AngieMD2007

what happens when an overworked, undersexed, recovering nerd single mom goes to medical school? watch me attempt to keep my sanity and raise a productive member of society at the same time! what fun!

Sunday, October 28, 2007

Been gone too long

I have been away from my blog for far too long. I guess I really don't have any excuse for it.

There has been a lot of shit that has happened in the past year since I've written. It's gonna take some time to explain it all, so I'll have to do it over a period of time.

When I last wrote, I was living at home due to an illness. I ended up having to have "exploratory" surgery (meaning that they have no fuckin' idea what's going on, but they're gonna cut you up and take a look). It was this illness/surgery that required me to take a leave of absence from Medical School.

Unfortunately, I just never went back to school.

I know, I know, I'm a stupid bitch. Who leaves Medical School on GOOD terms and doesn't go back. Of course now, most of my friends graduated in June of 2007 (hence my screen name...I was supposed to graduate WITH them), and are all in residency. I'm the fuckin' dummy who is just working as a teacher.

Don't get me wrong, teaching is a very rewarding career. My bills are paid, I'm no longer living at home, and I even have money in the bank. But I am only 1 1/2 years away from being a doctor.

Besides the fact that kids these days are not the kids that we were when we were growing up. I teach middle school (6th-8th grade) and so far I have had TWO pregnant students. They sing sexually charged lyrics like that new song "Bed" by J. Holliday. They all have Razr phones and some even have tattoos. They are rude as hell, and every day I get into a shouting match with one of them. I have to act like a str8-BITCH to get any respect from them. But for some reason, they do respect me. My guess is they don't get much discipline at home, and when I put them in line, then they like me. Weird logic, I know!! But by the end of the day, I am just physically drained!

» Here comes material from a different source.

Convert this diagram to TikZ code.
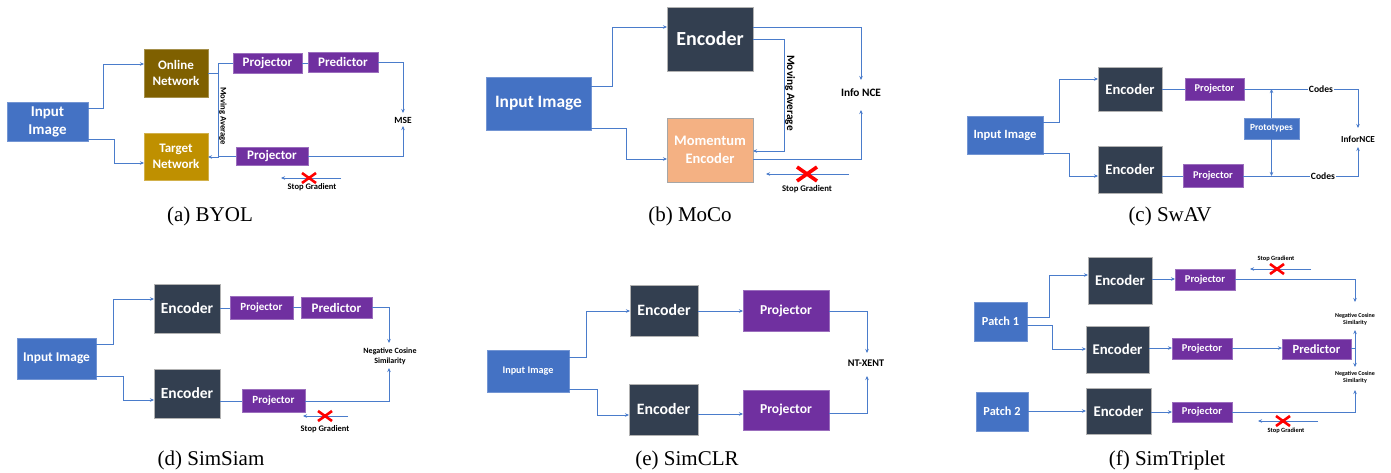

All of this bullshit, and I could have been a fuckin' DOCTOR by now!! I feel so stupid right now I could kick my OWN ass.

So of course, there's the situation of my best guy friend, and the boyfriend MJ, that needs to be addressed.

Best guy friend (BGF) and I are still not on good terms since he tried to tell me what I could do and could not with my own pussy. If we see each other in passing, we speak. But that is about it. I see his teenage kids all the time, and they do not speak. It's sad because we used to be so close. But I guess that is life. Sometimes people grow apart....even as friends.

After 2 1/2years, MJ and I are no more. We broke up last week. It was definitely for the best. It's hard to describe it, but I feel like he just wasn't as supportive as he could have been. He never really encouraged me to follow my dreams or go back to school.

He is/was (or whatever because he still exists, even though WE don't as a couple) very complacent. The way he lives is just peachy-keen with him. He has no ambitions, no dreams, no drive (and a small dick to boot - ha ha!) He was born in Smalltown, lives in Smalltown, and will probably die in Smalltown. Fuck THAT!

There are no opportunities here. No colleges, no trade schools, no industries, nada. Just a bunch of people who get off on fucking each other and other peoples' men, women, or both. I just stayed to myself and MJ and I didn't really socialize with anyone because I don't get down like that.

I just know that I need to start making plans to move. There's nothing here in Smalltown for me. I want to go to Atlanta so I can go back to Med School. Since I never went back to my school, they pretty much "administratively" dismissed me. So transferring to another school shouldn't be a problem. My grades were decent and I don't owe them any money or anything like that.

One of my homegirls from HU lives in the ATL, and she loves it. So we'll see if it will be right for me. Besides, there are several Med Schools and plenty of hospitals for me to do my thang.

I'll discuss the gritty MJ break-up details later. It's still a little painful, but every day it gets a little easier. Another few weeks, and I'll be laughing about it - lol!!